Will yoga in P.E. class lead children away from Christianity and into Eastern religions? Parents in Encinitas, CA, think so. So they’ve appealed a court ruling in the hopes of removing stretching and mat exercises from public school curriculum. How do you think this will turn out?

Analysis from AHA Communications Associate Christian Hagen.


Parents in the Encinitas Union School District in Encinitas, California, along with the far-right National Center for Law and Policy (NCLP), recently filed an appeal in a case where it was ruled that teaching yoga in physical education class did not constitute an endorsement of religion. The parents allege that teaching their kids to stretch their limbs might expose them to—gasp!—Eastern religion.

Let’s set aside for a second the religion-in-the-schools debate (how convenient that a staunch Christian organization like the NCLP would suddenly be so concerned with schools endorsing religion when it’s a religion other than their own).

The fact is, we’re talking about stretches. Yoga, by whatever name it’s taught (and it really doesn’t have to be called yoga to come under fire from conservative groups; a lawmaker in New Mexico raised a fuss when students were taught “stretching and mat work”) has been shown to be beneficial to flexibility, relaxation, and physical fitness.

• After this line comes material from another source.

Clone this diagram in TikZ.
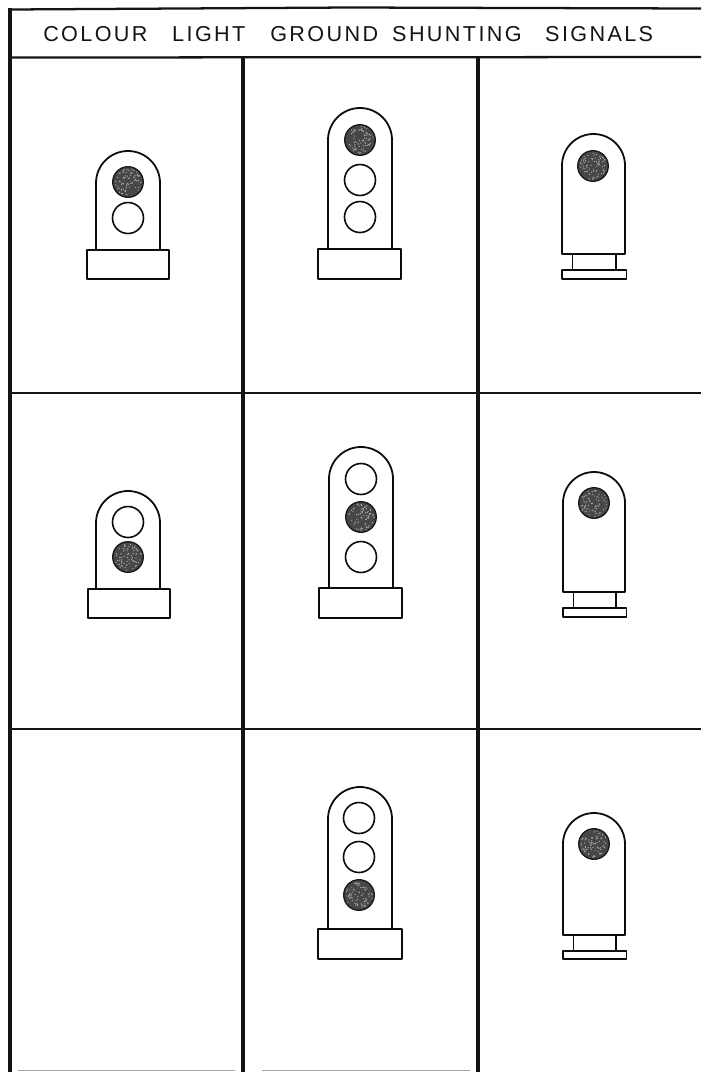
\documentclass[tikz,border=0pt]{standalone}
\usepackage{fontspec}
\setmainfont{Liberation Sans}
\newfontfamily\titlefont[LetterSpace=11]{Liberation Sans}
\tikzset{
  x=0.75pt,y=-0.75pt,
  gridbold/.style={draw=black!92,line width=3.1pt},
  gridthin/.style={draw=black!92,line width=1.7pt},
  gridfaint/.style={draw=black!35,line width=0.7pt},
  outline/.style={draw=black!95,line width=1.35pt,fill=white,line join=round},
  lampon/.style={draw=black!90,line width=1pt,fill=black!72},
  lampoff/.style={draw=black!95,line width=1.2pt,fill=white},
  speck/.style={fill=black!30},
  titletext/.style={inner sep=0pt,anchor=base west,font=\titlefont\fontsize{16.2pt}{18pt}\selectfont,text=black!92}
}
\pgfmathsetseed{4711}
% #1 left, #2 right, #3 top of head, #4 bottom of head
\newcommand{\headshape}[4]{%
  \draw[outline] (#1,#4) -- (#1,{#3+(#2-#1)/2})
    arc[start angle=180,end angle=360,x radius={(#2-#1)/2},y radius={(#2-#1)/2}] -- (#2,#4);}
% plinth: #1 left, #2 top, #3 right, #4 bottom
\newcommand{\plinth}[4]{\draw[outline] (#1,#2) rectangle (#3,#4);}
\newcommand{\lampOn}[2]{%
  \draw[lampon] (#1,#2) circle[radius=15.3];
  \foreach \i in {1,...,70}{%
    \pgfmathsetmacro{\ang}{rnd*360}%
    \pgfmathsetmacro{\rad}{sqrt(rnd)*13.5}%
    \fill[speck] ({#1+\rad*cos(\ang)},{#2+\rad*sin(\ang)}) circle[radius=0.65];}}
\newcommand{\lampOff}[2]{\draw[lampoff] (#1,#2) circle[radius=15.5];}
% short stem signal: #1 left, #2 right, #3 top, #4 body bottom, #5 foot top, #6 foot bottom
\newcommand{\stemsignal}[6]{%
  \draw[outline] ({#1+10.5},#4) -- ({#1+10.5},#5) ({#2-9},#4) -- ({#2-9},#5);
  \draw[outline] (#1,#4) -- (#1,{#3+(#2-#1)/2})
    arc[start angle=180,end angle=360,x radius={(#2-#1)/2},y radius={(#2-#1)/2}] -- (#2,#4) -- cycle;
  \plinth{#1}{#5}{{#2+1.5}}{#6}}
\begin{document}
\begin{tikzpicture}
\useasboundingbox (0,0) rectangle (701,1072);
% frame
\draw[gridthin] (10,9.5) -- (350,7.5) -- (701,8.5);
\draw[gridbold] (10,7.5) -- (10,1072);
\draw[gridthin] (10,57.5) -- (701,57);
\draw[gridbold] (243.3,57) -- (243.3,1072);
\draw[gridbold] (478,57) -- (478,1072);
\draw[gridthin] (10,393) -- (701,393);
\draw[gridthin] (10,729) -- (701,729);
\draw[gridfaint] (18,1070.7) -- (235,1070.7);
\draw[gridfaint] (262,1070.7) -- (470,1070.7);
% title
\node[titletext] (title) at (43,41.5) {\makebox[96.75pt][l]{COLOUR}\makebox[73.5pt][l]{LIGHT}\makebox[91.5pt][l]{GROUND}\makebox[114.75pt][l]{SHUNTING}SIGNALS};
% row 1
\headshape{96}{160}{151}{251}\plinth{87}{250}{169}{279}
\lampOn{128}{182}\lampOff{128}{218}
\headshape{328}{392}{108}{250}\plinth{318}{249}{401}{279}
\lampOn{360}{140}\lampOff{360}{180}\lampOff{360}{217}
\stemsignal{562}{625}{134}{254}{270}{279}
\lampOn{593}{166}
% row 2
\headshape{96}{160}{491}{590}\plinth{88}{589}{170}{618}
\lampOff{128}{522}\lampOn{128}{557}
\headshape{329}{393}{447}{589}\plinth{319}{588}{402}{618}
\lampOff{361}{479}\lampOn{361}{517}\lampOff{361}{557}
\stemsignal{563}{625}{472}{592}{608}{617}
\lampOn{594}{503}
% row 3
\headshape{328}{392}{787}{930}\plinth{318}{929}{402}{959}
\lampOff{359}{818}\lampOff{359}{857}\lampOn{359}{895}
\stemsignal{563}{625}{813}{935}{951}{959}
\lampOn{594}{844}
\end{tikzpicture}
\end{document}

If your concern is that your children won’t be as gangly and overweight as you would prefer, well, at least that argument makes some sense (though maybe you should re-examine your priorities). But if you’re worried that by contorting their bodies to exercise their muscles your kids might convert to Hinduism, your fears are probably misguided. Even if used as a form of meditation, yoga is no more religious than kickball or running the mile. Obviously, it involves the exercise of the body when you pose yourself in difficult positions. But it also exercises the brain, often in surprising ways. Secular forms of meditation, such as mindfulness, have become increasingly accepted in Western medicine because of the demonstrable benefits to productivity and mental health. And, as secular blogger and activist Greta Christina argues, it’s a much more humanistic practice than many people might realize. Since yoga is often associated with meditation and can easily be taught without any of the religious influences that might lie in yoga’s long history as a discipline, it can be viewed as both a benefit to the muscles and the mind. The arguments for teaching yoga are so clear it’s nearly impossible to refute them. But I don’t want to make it seem like I’m not taking this debate seriously. After all, I personally had a crisis of faith when we learned to play dodgeball and I got an overwhelming urge to stone infidels for blasphemy. Or there are the innumerable cases of kids joining Native American tribes after playing lacrosse. Surely if our P.E. classes aren’t dictating the religious beliefs of our students, nothing is. The courts in California have spoken. Teachers have spoken. Common sense has spoken. Any parents that are afraid that yoga will lead their darling offspring away from Christianity had best pull them from Biology, for teaching evolution, or from History, for teaching them about the Crusades, or from English, for teaching them how to read any book but the Bible. Or maybe they should just take a deep breath, do some stretches, and let go of their stress for a while. They might find it’s exactly what they needed.